◆ **Requirements**:
Without the pictures, set down every line of the data exactly.

Data listing
┌──

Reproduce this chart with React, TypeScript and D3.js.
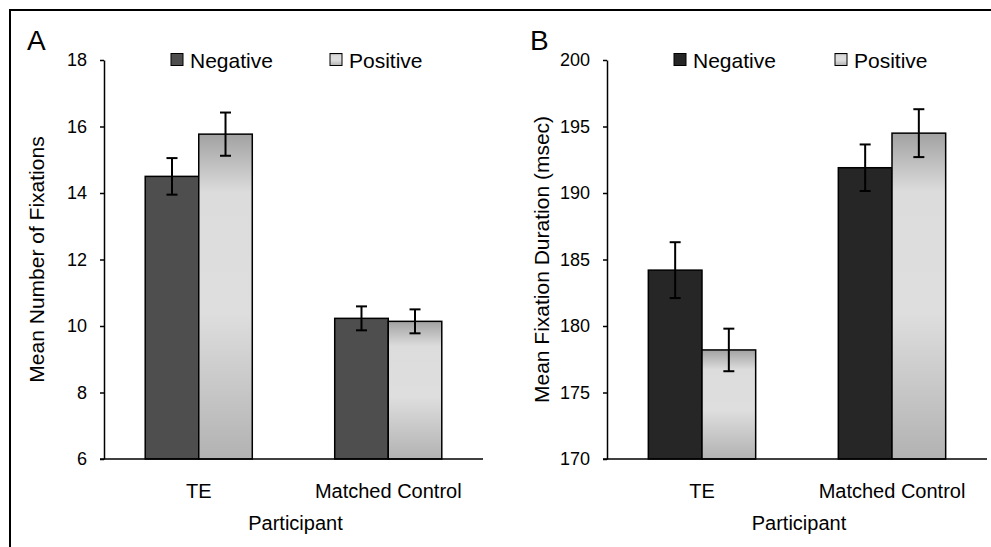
import { useRef, useEffect } from 'react'
import * as d3 from 'd3'

const groups = ['TE', 'Matched Control']
const conditions = ['Negative', 'Positive']

// panel A: mean number of fixations
const fixNeg = [14.5, 10.23]
const fixPos = [15.77, 10.14]
const fixNegErr = [0.55, 0.36]
const fixPosErr = [0.65, 0.36]
const fixTicks = [6, 8, 10, 12, 14, 16, 18]

// panel B: mean fixation duration (msec)
const durNeg = [184.2, 191.9]
const durPos = [178.2, 194.5]
const durNegErr = [2.1, 1.75]
const durPosErr = [1.6, 1.8]
const durTicks = [170, 175, 180, 185, 190, 195, 200]

const FONT = '"Liberation Sans", Arial, sans-serif'

export default function App() {
  const svgRef = useRef<SVGSVGElement | null>(null)

  useEffect(() => {
    const svg = d3.select(svgRef.current)
    svg.selectAll('*').remove()

    const defs = svg.append('defs')
    const grad = defs
      .append('linearGradient')
      .attr('id', 'posGrad')
      .attr('x1', 0)
      .attr('y1', 0)
      .attr('x2', 0)
      .attr('y2', 1)
    grad.append('stop').attr('offset', '0%').attr('stop-color', '#a2a2a2')
    grad.append('stop').attr('offset', '18%').attr('stop-color', '#dcdcdc')
    grad.append('stop').attr('offset', '55%').attr('stop-color', '#dedede')
    grad.append('stop').attr('offset', '100%').attr('stop-color', '#b2b2b2')

    // frame (top + left only)
    svg.append('path').attr('d', 'M10,1000 V10 H991').attr('fill', 'none').attr('stroke', '#000').attr('stroke-width', 2)

    const drawPanel = (opts: {
      letter: string
      x0: number
      x1: number
      ticks: number[]
      neg: number[]
      pos: number[]
      negErr: number[]
      posErr: number[]
      negColor: string
      yTitle: string
      titleX: number
      legendX: number[]
    }) => {
      const top = 60
      const bottom = 459
      const g = svg.append('g')

      const y = d3.scaleLinear().domain([opts.ticks[0], opts.ticks[opts.ticks.length - 1]]).range([bottom, top])
      const x = d3.scaleBand().domain(groups).range([opts.x0, opts.x1]).paddingInner(0.435).paddingOuter(0.2175)
      const xs = d3.scaleBand().domain(conditions).range([0, x.bandwidth()])

      // bars
      groups.forEach((grp, i) => {
        const vals = [opts.neg[i], opts.pos[i]]
        const errs = [opts.negErr[i], opts.posErr[i]]
        conditions.forEach((c, j) => {
          const bx = (x(grp) as number) + (xs(c) as number)
          g.append('rect')
            .attr('x', bx)
            .attr('y', y(vals[j]))
            .attr('width', xs.bandwidth())
            .attr('height', bottom - y(vals[j]))
            .attr('fill', j === 0 ? opts.negColor : 'url(#posGrad)')
            .attr('stroke', '#000')
            .attr('stroke-width', 1.5)
          const cx = bx + xs.bandwidth() / 2
          const e = g.append('g').attr('stroke', '#000').attr('stroke-width', 2)
          e.append('line').attr('x1', cx).attr('x2', cx).attr('y1', y(vals[j] + errs[j])).attr('y2', y(vals[j] - errs[j]))
          ;[vals[j] + errs[j], vals[j] - errs[j]].forEach((v) => {
            e.append('line').attr('x1', cx - 5.5).attr('x2', cx + 5.5).attr('y1', y(v)).attr('y2', y(v))
          })
        })
      })

      // y axis
      const ya = g
        .append('g')
        .attr('transform', `translate(${opts.x0},0)`)
        .call(d3.axisLeft(y).tickValues(opts.ticks).tickSize(4).tickSizeOuter(0).tickPadding(13))
      ya.selectAll('path,line').attr('stroke', '#000').attr('stroke-width', 1.5)
      ya.selectAll('text').attr('font-family', FONT).attr('font-size', 18).attr('fill', '#000')

      // x axis line
      g.append('line')
        .attr('x1', opts.x0 - 4)
        .attr('x2', opts.x1)
        .attr('y1', bottom)
        .attr('y2', bottom)
        .attr('stroke', '#000')
        .attr('stroke-width', 1.5)

      // category labels
      groups.forEach((grp) => {
        g.append('text')
          .attr('x', (x(grp) as number) + x.bandwidth() / 2)
          .attr('y', 498)
          .attr('text-anchor', 'middle')
          .attr('font-family', FONT)
          .attr('font-size', 20)
          .text(grp)
      })
      g.append('text')
        .attr('x', (opts.x0 + opts.x1) / 2 + 2)
        .attr('y', 530)
        .attr('text-anchor', 'middle')
        .attr('font-family', FONT)
        .attr('font-size', 20)
        .text('Participant')

      // y title
      g.append('text')
        .attr('transform', `translate(${opts.titleX},${(top + bottom) / 2}) rotate(-90)`)
        .attr('text-anchor', 'middle')
        .attr('font-family', FONT)
        .attr('font-size', 21)
        .text(opts.yTitle)

      // panel letter
      g.append('text')
        .attr('x', opts.x0 - 77)
        .attr('y', 50)
        .attr('font-family', FONT)
        .attr('font-size', 28)
        .text(opts.letter)

      // legend
      conditions.forEach((c, j) => {
        const lx = opts.legendX[j]
        g.append('rect')
          .attr('x', lx)
          .attr('y', 53.5)
          .attr('width', 12)
          .attr('height', 12)
          .attr('fill', j === 0 ? opts.negColor : 'url(#posGrad)')
          .attr('stroke', '#000')
          .attr('stroke-width', 1)
        g.append('text')
          .attr('x', lx + 19)
          .attr('y', 67.5)
          .attr('font-family', FONT)
          .attr('font-size', 21)
          .text(c)
      })
    }

    drawPanel({
      letter: 'A',
      x0: 104,
      x1: 483,
      ticks: fixTicks,
      neg: fixNeg,
      pos: fixPos,
      negErr: fixNegErr,
      posErr: fixPosErr,
      negColor: '#4e4e4e',
      yTitle: 'Mean Number of Fixations',
      titleX: 44,
      legendX: [171, 330],
    })

    drawPanel({
      letter: 'B',
      x0: 607,
      x1: 987,
      ticks: durTicks,
      neg: durNeg,
      pos: durPos,
      negErr: durNegErr,
      posErr: durPosErr,
      negColor: '#262626',
      yTitle: 'Mean Fixation Duration (msec)',
      titleX: 549,
      legendX: [674, 835],
    })
  }, [])

  return (
    <svg
      ref={svgRef}
      width={991}
      height={547}
      style={{ position: 'absolute', left: 0, top: 0, background: '#fff' }}
    />
  )
}
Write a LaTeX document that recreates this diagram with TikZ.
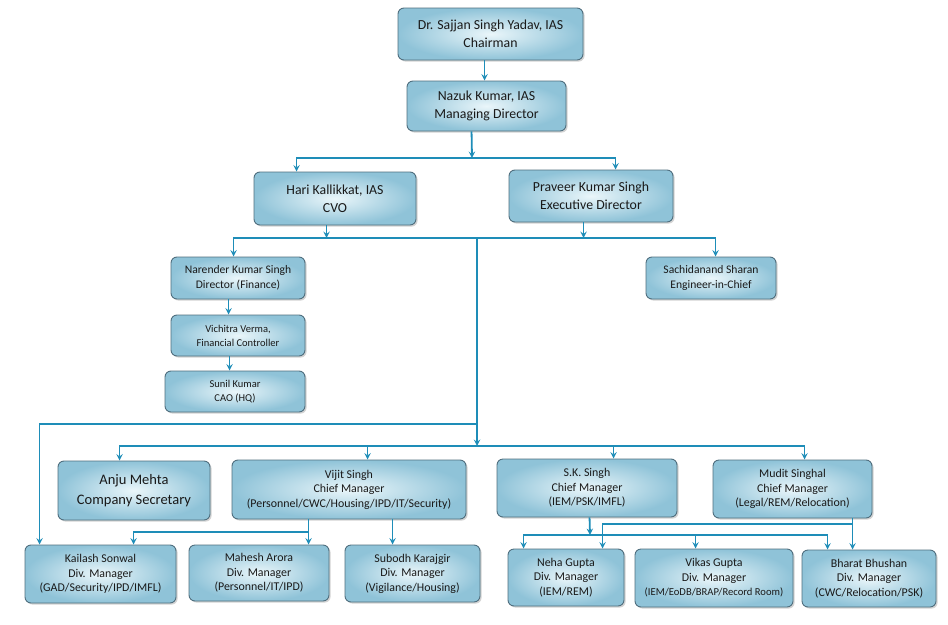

└──

◆ **Correct response**:
Reproduce this chart with React, TypeScript and D3.js.
import { useRef, useEffect } from 'react'
import * as d3 from 'd3'

const groups = ['TE', 'Matched Control']
const conditions = ['Negative', 'Positive']

// panel A: mean number of fixations
const fixNeg = [14.5, 10.23]
const fixPos = [15.77, 10.14]
const fixNegErr = [0.55, 0.36]
const fixPosErr = [0.65, 0.36]
const fixTicks = [6, 8, 10, 12, 14, 16, 18]

// panel B: mean fixation duration (msec)
const durNeg = [184.2, 191.9]
const durPos = [178.2, 194.5]
const durNegErr = [2.1, 1.75]
const durPosErr = [1.6, 1.8]
const durTicks = [170, 175, 180, 185, 190, 195, 200]

const FONT = '"Liberation Sans", Arial, sans-serif'

export default function App() {
  const svgRef = useRef<SVGSVGElement | null>(null)

  useEffect(() => {
    const svg = d3.select(svgRef.current)
    svg.selectAll('*').remove()

    const defs = svg.append('defs')
    const grad = defs
      .append('linearGradient')
      .attr('id', 'posGrad')
      .attr('x1', 0)
      .attr('y1', 0)
      .attr('x2', 0)
      .attr('y2', 1)
    grad.append('stop').attr('offset', '0%').attr('stop-color', '#a2a2a2')
    grad.append('stop').attr('offset', '18%').attr('stop-color', '#dcdcdc')
    grad.append('stop').attr('offset', '55%').attr('stop-color', '#dedede')
    grad.append('stop').attr('offset', '100%').attr('stop-color', '#b2b2b2')

    // frame (top + left only)
    svg.append('path').attr('d', 'M10,1000 V10 H991').attr('fill', 'none').attr('stroke', '#000').attr('stroke-width', 2)

    const drawPanel = (opts: {
      letter: string
      x0: number
      x1: number
      ticks: number[]
      neg: number[]
      pos: number[]
      negErr: number[]
      posErr: number[]
      negColor: string
      yTitle: string
      titleX: number
      legendX: number[]
    }) => {
      const top = 60
      const bottom = 459
      const g = svg.append('g')

      const y = d3.scaleLinear().domain([opts.ticks[0], opts.ticks[opts.ticks.length - 1]]).range([bottom, top])
      const x = d3.scaleBand().domain(groups).range([opts.x0, opts.x1]).paddingInner(0.435).paddingOuter(0.2175)
      const xs = d3.scaleBand().domain(conditions).range([0, x.bandwidth()])

      // bars
      groups.forEach((grp, i) => {
        const vals = [opts.neg[i], opts.pos[i]]
        const errs = [opts.negErr[i], opts.posErr[i]]
        conditions.forEach((c, j) => {
          const bx = (x(grp) as number) + (xs(c) as number)
          g.append('rect')
            .attr('x', bx)
            .attr('y', y(vals[j]))
            .attr('width', xs.bandwidth())
            .attr('height', bottom - y(vals[j]))
            .attr('fill', j === 0 ? opts.negColor : 'url(#posGrad)')
            .attr('stroke', '#000')
            .attr('stroke-width', 1.5)
          const cx = bx + xs.bandwidth() / 2
          const e = g.append('g').attr('stroke', '#000').attr('stroke-width', 2)
          e.append('line').attr('x1', cx).attr('x2', cx).attr('y1', y(vals[j] + errs[j])).attr('y2', y(vals[j] - errs[j]))
          ;[vals[j] + errs[j], vals[j] - errs[j]].forEach((v) => {
            e.append('line').attr('x1', cx - 5.5).attr('x2', cx + 5.5).attr('y1', y(v)).attr('y2', y(v))
          })
        })
      })

      // y axis
      const ya = g
        .append('g')
        .attr('transform', `translate(${opts.x0},0)`)
        .call(d3.axisLeft(y).tickValues(opts.ticks).tickSize(4).tickSizeOuter(0).tickPadding(13))
      ya.selectAll('path,line').attr('stroke', '#000').attr('stroke-width', 1.5)
      ya.selectAll('text').attr('font-family', FONT).attr('font-size', 18).attr('fill', '#000')

      // x axis line
      g.append('line')
        .attr('x1', opts.x0 - 4)
        .attr('x2', opts.x1)
        .attr('y1', bottom)
        .attr('y2', bottom)
        .attr('stroke', '#000')
        .attr('stroke-width', 1.5)

      // category labels
      groups.forEach((grp) => {
        g.append('text')
          .attr('x', (x(grp) as number) + x.bandwidth() / 2)
          .attr('y', 498)
          .attr('text-anchor', 'middle')
          .attr('font-family', FONT)
          .attr('font-size', 20)
          .text(grp)
      })
      g.append('text')
        .attr('x', (opts.x0 + opts.x1) / 2 + 2)
        .attr('y', 530)
        .attr('text-anchor', 'middle')
        .attr('font-family', FONT)
        .attr('font-size', 20)
        .text('Participant')

      // y title
      g.append('text')
        .attr('transform', `translate(${opts.titleX},${(top + bottom) / 2}) rotate(-90)`)
        .attr('text-anchor', 'middle')
        .attr('font-family', FONT)
        .attr('font-size', 21)
        .text(opts.yTitle)

      // panel letter
      g.append('text')
        .attr('x', opts.x0 - 77)
        .attr('y', 50)
        .attr('font-family', FONT)
        .attr('font-size', 28)
        .text(opts.letter)

      // legend
      conditions.forEach((c, j) => {
        const lx = opts.legendX[j]
        g.append('rect')
          .attr('x', lx)
          .attr('y', 53.5)
          .attr('width', 12)
          .attr('height', 12)
          .attr('fill', j === 0 ? opts.negColor : 'url(#posGrad)')
          .attr('stroke', '#000')
          .attr('stroke-width', 1)
        g.append('text')
          .attr('x', lx + 19)
          .attr('y', 67.5)
          .attr('font-family', FONT)
          .attr('font-size', 21)
          .text(c)
      })
    }

    drawPanel({
      letter: 'A',
      x0: 104,
      x1: 483,
      ticks: fixTicks,
      neg: fixNeg,
      pos: fixPos,
      negErr: fixNegErr,
      posErr: fixPosErr,
      negColor: '#4e4e4e',
      yTitle: 'Mean Number of Fixations',
      titleX: 44,
      legendX: [171, 330],
    })

    drawPanel({
      letter: 'B',
      x0: 607,
      x1: 987,
      ticks: durTicks,
      neg: durNeg,
      pos: durPos,
      negErr: durNegErr,
      posErr: durPosErr,
      negColor: '#262626',
      yTitle: 'Mean Fixation Duration (msec)',
      titleX: 549,
      legendX: [674, 835],
    })
  }, [])

  return (
    <svg
      ref={svgRef}
      width={991}
      height={547}
      style={{ position: 'absolute', left: 0, top: 0, background: '#fff' }}
    />
  )
}
Write a LaTeX document that recreates this diagram with TikZ.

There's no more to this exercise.